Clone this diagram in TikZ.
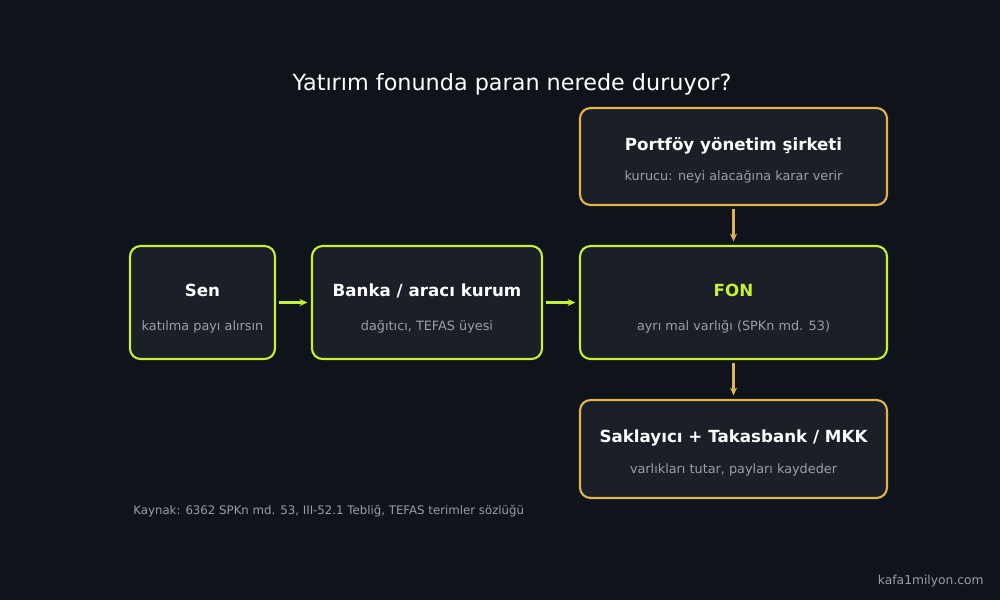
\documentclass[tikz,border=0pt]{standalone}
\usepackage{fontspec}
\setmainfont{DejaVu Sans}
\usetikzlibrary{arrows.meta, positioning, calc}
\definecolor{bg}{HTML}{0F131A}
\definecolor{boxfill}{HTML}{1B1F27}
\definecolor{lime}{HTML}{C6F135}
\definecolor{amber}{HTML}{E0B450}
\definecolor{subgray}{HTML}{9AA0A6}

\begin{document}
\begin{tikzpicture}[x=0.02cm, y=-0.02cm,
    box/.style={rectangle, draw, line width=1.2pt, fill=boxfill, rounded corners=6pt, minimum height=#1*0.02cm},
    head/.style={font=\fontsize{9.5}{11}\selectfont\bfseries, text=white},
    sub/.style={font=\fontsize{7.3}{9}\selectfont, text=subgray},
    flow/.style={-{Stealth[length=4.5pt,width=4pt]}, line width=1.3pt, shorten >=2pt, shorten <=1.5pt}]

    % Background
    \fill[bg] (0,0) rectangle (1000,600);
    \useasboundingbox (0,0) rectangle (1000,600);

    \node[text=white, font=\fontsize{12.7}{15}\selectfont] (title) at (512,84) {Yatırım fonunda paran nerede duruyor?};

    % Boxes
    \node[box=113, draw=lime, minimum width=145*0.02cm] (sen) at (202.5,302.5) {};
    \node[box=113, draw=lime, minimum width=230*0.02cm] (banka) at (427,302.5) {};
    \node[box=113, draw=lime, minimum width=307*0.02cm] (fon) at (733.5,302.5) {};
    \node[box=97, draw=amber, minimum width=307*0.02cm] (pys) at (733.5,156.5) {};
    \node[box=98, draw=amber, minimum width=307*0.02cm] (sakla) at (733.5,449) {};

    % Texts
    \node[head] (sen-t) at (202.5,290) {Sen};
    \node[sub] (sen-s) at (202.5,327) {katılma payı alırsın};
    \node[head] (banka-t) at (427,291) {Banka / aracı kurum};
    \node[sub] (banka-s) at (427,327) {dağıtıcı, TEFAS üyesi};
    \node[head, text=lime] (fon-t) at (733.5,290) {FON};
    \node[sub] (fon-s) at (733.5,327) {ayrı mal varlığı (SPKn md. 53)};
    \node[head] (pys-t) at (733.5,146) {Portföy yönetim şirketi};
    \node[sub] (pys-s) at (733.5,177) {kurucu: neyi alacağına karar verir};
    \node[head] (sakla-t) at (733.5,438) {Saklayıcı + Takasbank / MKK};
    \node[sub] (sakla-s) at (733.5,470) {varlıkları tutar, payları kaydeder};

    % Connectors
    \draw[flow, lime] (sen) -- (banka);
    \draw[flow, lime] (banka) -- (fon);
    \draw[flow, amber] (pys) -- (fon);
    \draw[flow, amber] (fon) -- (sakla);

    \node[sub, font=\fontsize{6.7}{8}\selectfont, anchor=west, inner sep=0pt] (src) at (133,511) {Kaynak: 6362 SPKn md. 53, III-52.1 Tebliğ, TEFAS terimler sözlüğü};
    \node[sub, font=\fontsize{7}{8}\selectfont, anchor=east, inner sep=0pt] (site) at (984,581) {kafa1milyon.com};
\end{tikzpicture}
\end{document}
※ ※ ※
## Goal of the exercise
Without including any pictures, print all of the material exactly as given.

## Exercise answer
Clone this diagram in TikZ.
\documentclass[tikz,border=0pt]{standalone}
\usepackage{fontspec}
\setmainfont{DejaVu Sans}
\usetikzlibrary{arrows.meta, positioning, calc}
\definecolor{bg}{HTML}{0F131A}
\definecolor{boxfill}{HTML}{1B1F27}
\definecolor{lime}{HTML}{C6F135}
\definecolor{amber}{HTML}{E0B450}
\definecolor{subgray}{HTML}{9AA0A6}

\begin{document}
\begin{tikzpicture}[x=0.02cm, y=-0.02cm,
    box/.style={rectangle, draw, line width=1.2pt, fill=boxfill, rounded corners=6pt, minimum height=#1*0.02cm},
    head/.style={font=\fontsize{9.5}{11}\selectfont\bfseries, text=white},
    sub/.style={font=\fontsize{7.3}{9}\selectfont, text=subgray},
    flow/.style={-{Stealth[length=4.5pt,width=4pt]}, line width=1.3pt, shorten >=2pt, shorten <=1.5pt}]

    % Background
    \fill[bg] (0,0) rectangle (1000,600);
    \useasboundingbox (0,0) rectangle (1000,600);

    \node[text=white, font=\fontsize{12.7}{15}\selectfont] (title) at (512,84) {Yatırım fonunda paran nerede duruyor?};

    % Boxes
    \node[box=113, draw=lime, minimum width=145*0.02cm] (sen) at (202.5,302.5) {};
    \node[box=113, draw=lime, minimum width=230*0.02cm] (banka) at (427,302.5) {};
    \node[box=113, draw=lime, minimum width=307*0.02cm] (fon) at (733.5,302.5) {};
    \node[box=97, draw=amber, minimum width=307*0.02cm] (pys) at (733.5,156.5) {};
    \node[box=98, draw=amber, minimum width=307*0.02cm] (sakla) at (733.5,449) {};

    % Texts
    \node[head] (sen-t) at (202.5,290) {Sen};
    \node[sub] (sen-s) at (202.5,327) {katılma payı alırsın};
    \node[head] (banka-t) at (427,291) {Banka / aracı kurum};
    \node[sub] (banka-s) at (427,327) {dağıtıcı, TEFAS üyesi};
    \node[head, text=lime] (fon-t) at (733.5,290) {FON};
    \node[sub] (fon-s) at (733.5,327) {ayrı mal varlığı (SPKn md. 53)};
    \node[head] (pys-t) at (733.5,146) {Portföy yönetim şirketi};
    \node[sub] (pys-s) at (733.5,177) {kurucu: neyi alacağına karar verir};
    \node[head] (sakla-t) at (733.5,438) {Saklayıcı + Takasbank / MKK};
    \node[sub] (sakla-s) at (733.5,470) {varlıkları tutar, payları kaydeder};

    % Connectors
    \draw[flow, lime] (sen) -- (banka);
    \draw[flow, lime] (banka) -- (fon);
    \draw[flow, amber] (pys) -- (fon);
    \draw[flow, amber] (fon) -- (sakla);

    \node[sub, font=\fontsize{6.7}{8}\selectfont, anchor=west, inner sep=0pt] (src) at (133,511) {Kaynak: 6362 SPKn md. 53, III-52.1 Tebliğ, TEFAS terimler sözlüğü};
    \node[sub, font=\fontsize{7}{8}\selectfont, anchor=east, inner sep=0pt] (site) at (984,581) {kafa1milyon.com};
\end{tikzpicture}
\end{document}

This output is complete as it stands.